BGH: Erbbaurechtsverträge als kreditähnliches Rechtsgeschäft genehmigungspflichtig

Der Bundesgerichtshof hat in seinem ausführlichen Urteil vom 22.01.2016 - V ZR 27/14 entschieden, dass Erbbaurechtsverträge kreditähnliche Rechtsgeschäfte im Sinne der kommunalrechtlichen Vorschriften darstellen und damit der Genehmigungspflicht durch die Kommunalaufsichtsbehörde unterliegen, wenn der Vertrag eine Verpflichtung der Gemeinde begründet, einen Erbbauzins zu zahlen.

In dem entschiedenen Fall hatte die Gemeinde mit dem Grundstückseigentümer im Jahr 1974 einen Erbbaurechtsvertrag zur Errichtung einer Sportanlage geschlossen. Es wurde ein Erbbauzins vereinbart mit einer Anpassung an den Preisindex für die Lebenshaltungskosten. Im Jahr 2011 stellte die Gemeinde fest, dass der Erbbaurechtsvertrag von der Kommunalaufsichtsbehörde nicht genehmigt worden war. Sie stellte daraufhin im Januar 2012 die Zahlungen des Erbbauzinses ein. Im Mai 2012 beantragte sie bei der Kommunalaufsichtsbehörde die Genehmigung des Erbbaurechtsvertrages, die im Juli 2012 versagt wurde. Der aktuelle Grundstückseigentümer verklagte die Gemeinde daraufhin auf Zahlung des Erbbauzinses für das Jahr 2012 in Höhe von etwa 41.000 €. Das Landgericht wies die Klage ab; das Oberlandesgericht die Berufung zurück.

Der Bundesgerichtshof stellte in seinem Urteil fest, dass dem Kläger kein Anspruch auf Zahlung eines Erbbauzinses oder eines anderen Entgelts für die Nutzung des Erbbaugrundstücks im Jahr 2012 zusteht. Der 1974 geschlossene Erbbaurechtsvertrag sei nach den zum damaligen Zeitpunkt geltenden Vorschriften der Niedersächsischen Gemeindeordnung genehmigungsbedürftig gewesen. Nach der entsprechenden Vorschrift bedurfte die Begründung einer kreditähnlichen Zahlungsverpflichtung der Gemeinde der Genehmigung durch die Kommunalaufsichtsbehörde. Die Regelung solle verhindern, dass unter Ausnutzung der Gestaltungsmöglichkeiten des Privatrechts die kommunalrechtlichen Bestimmungen über die Kreditaufnahme umgangen werden.
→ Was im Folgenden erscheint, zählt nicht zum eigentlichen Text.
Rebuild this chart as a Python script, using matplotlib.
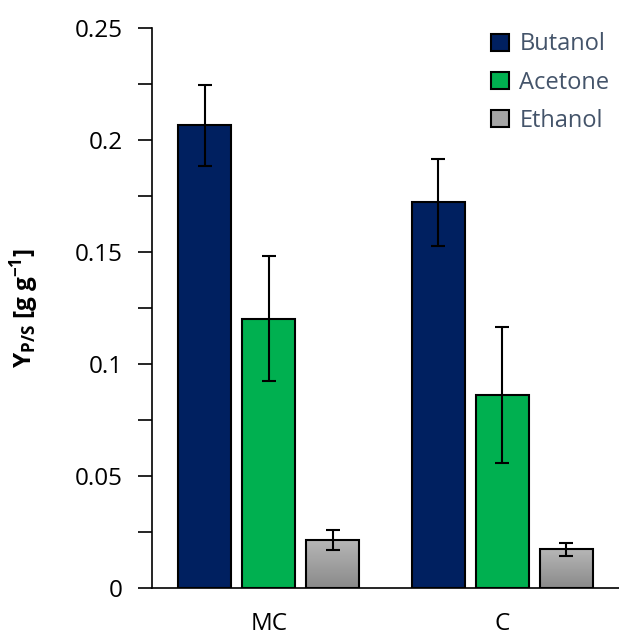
import matplotlib.pyplot as plt
import numpy as np
from matplotlib.colors import LinearSegmentedColormap
from matplotlib.patches import Patch

groups = ['MC', 'C']
solvents = ['Butanol', 'Acetone', 'Ethanol']
butanol = [0.2065, 0.1722]
acetone = [0.1202, 0.0862]
ethanol = [0.0214, 0.0172]
butanol_err = [0.018, 0.0193]
acetone_err = [0.0278, 0.0305]
ethanol_err = [0.0044, 0.0028]

values = [butanol, acetone, ethanol]
errors = [butanol_err, acetone_err, ethanol_err]
colors = ['#002060', '#00B050', '#A6A6A6']
text_col = '#44546A'

plt.rcParams['font.family'] = ['Open Sans', 'DejaVu Sans']
plt.rcParams['mathtext.fontset'] = 'custom'
plt.rcParams['mathtext.rm'] = 'Open Sans'
plt.rcParams['mathtext.bf'] = 'Open Sans:bold'
plt.rcParams['mathtext.it'] = 'Open Sans:italic'

fig = plt.figure(figsize=(6.19, 6.37), dpi=100)
ax = fig.add_axes([152/619, 49/637, 467/619, 560/637])

x = np.arange(len(groups))
step = 0.274
width = 0.226
grey_cmap = LinearSegmentedColormap.from_list('g', ['#8a8a8a', '#b6b6b6'])

for i, (vals, errs) in enumerate(zip(values, errors)):
    pos = x + (i - 1) * step
    bars = ax.bar(pos, vals, width, color=colors[i], edgecolor='black',
                  linewidth=1.5, zorder=2)
    ax.errorbar(pos, vals, yerr=errs, fmt='none', ecolor='black',
                elinewidth=1.5, capsize=5, capthick=1.5, zorder=4)
    if solvents[i] == 'Ethanol':
        # gradient fill like the excel style
        for b in bars:
            bx, by = b.get_x(), b.get_y()
            grad = np.linspace(0, 1, 100).reshape(-1, 1)
            im = ax.imshow(grad, cmap=grey_cmap, aspect='auto', origin='lower',
                           extent=[bx, bx + b.get_width(), by, by + b.get_height()],
                           zorder=2.5)
            im.set_clip_path(b)
            b.set_facecolor('none')
            b.set_zorder(3)

ax.set_xlim(-0.5, 1.5)
ax.set_ylim(0, 0.25)
ax.set_xticks(x)
ax.set_xticklabels(groups)
ax.set_yticks(np.arange(0, 0.2501, 0.05))
ax.set_yticklabels(['0', '0.05', '0.1', '0.15', '0.2', '0.25'])
ax.set_yticks(np.arange(0.025, 0.25, 0.05), minor=True)
ax.tick_params(axis='y', which='both', direction='out', length=10, width=1.2,
               labelsize=17.5, pad=11)
ax.tick_params(axis='x', length=0, labelsize=17.5, pad=17)

ax.spines['top'].set_visible(False)
ax.spines['right'].set_visible(False)
ax.spines['left'].set_linewidth(1.2)
ax.spines['bottom'].set_linewidth(1.2)

ax.set_ylabel(r'$\mathbf{Y_{P/S}}$ [g g$^{\mathbf{-1}}$]', fontsize=17.5,
              fontweight='bold', labelpad=24)

handles = [Patch(facecolor=colors[i], edgecolor='black', linewidth=1.5)
           for i in range(3)]
leg = ax.legend(handles, solvents, loc='upper right', bbox_to_anchor=(1.025, 1.03),
                frameon=False, fontsize=17, handlelength=0.75, handleheight=0.75,
                handletextpad=0.45, labelspacing=0.6)
for t in leg.get_texts():
    t.set_color(text_col)

fig.savefig('out.png', dpi=100)
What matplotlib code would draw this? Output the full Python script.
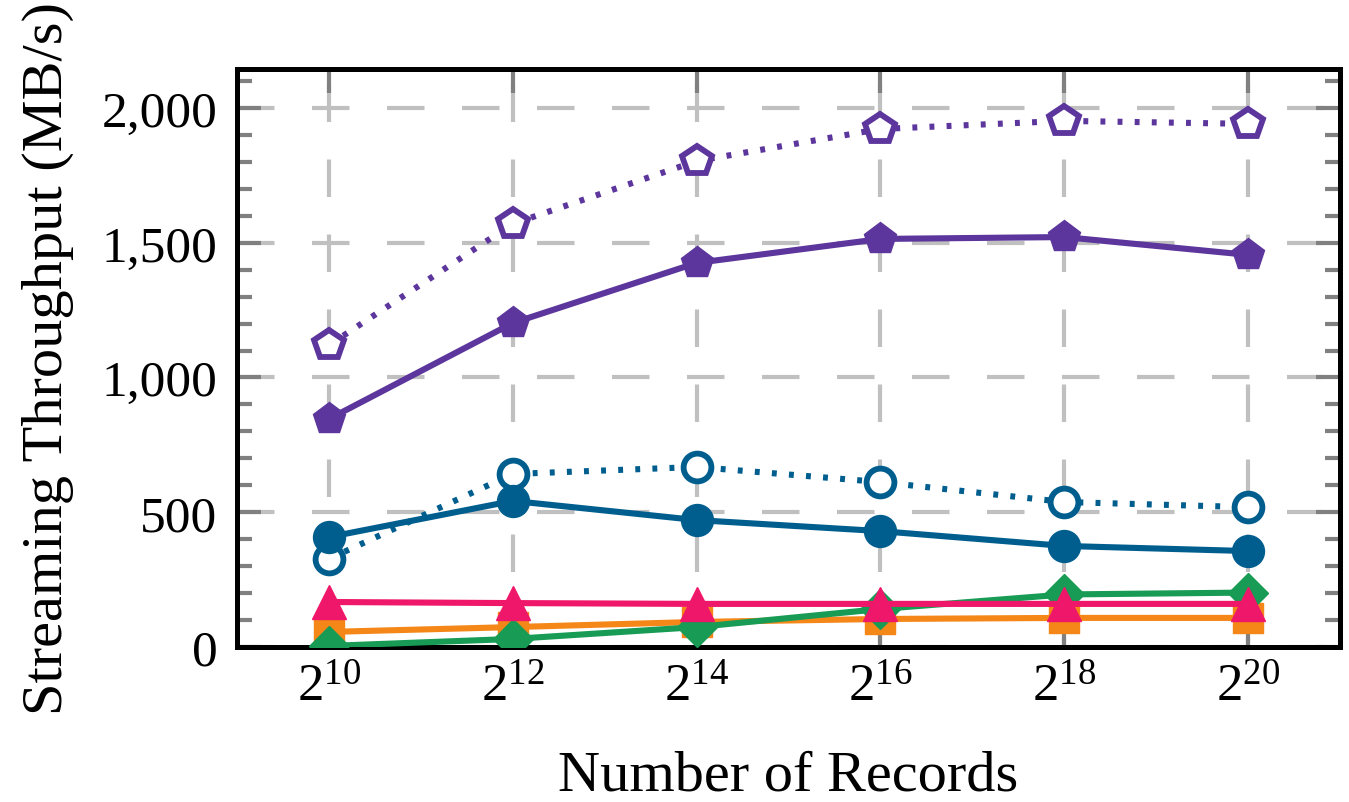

Eine solche Umgehung liege vor, wenn das betreffende Rechtsgeschäft bei wirtschaftlicher Betrachtungsweise zum gleichen Erfolg führen würde, wie die Aufnahme eines Kredits. Das sei der Fall, wenn die Gemeinde im laufenden Haushaltsjahr im Wesentlichen die volle Leistung erhält, die dafür zu erbringende Gegenleistung jedoch erst zu einem späteren Zeitpunkt erbringen muss. Gemessen daran sei ein Erbbaurechtsvertrag, der die Verpflichtung der Gemeinde begründet, einen Erbbauzins zu zahlen, ein kreditähnliches Rechtsgeschäft. Etwas anderes gelte, wenn ein unentgeltliches oder gegen eine einmalige Zahlung im laufenden Haushaltsjahr bestelltes Erbbaurecht begründet wird. Da es aber an einer entsprechenden kommunalaufsichtlichen Genehmigung gefehlt habe, sei der Erbbaurechtsvertrag unwirksam und der Kläger könne den Erbbauzins nicht beanspruchen.

Da alle Gemeindeordnungen bzw. Kommunalverfassungen der Bundesländer gleichlautende Bestimmungen enthalten (vgl. § 82 Abs. 5 SächsGemO), hat die Entscheidung des Bundesgerichtshofs nicht nur Relevanz für Erbbaurechtsverträge mit niedersächsischen Gemeinden.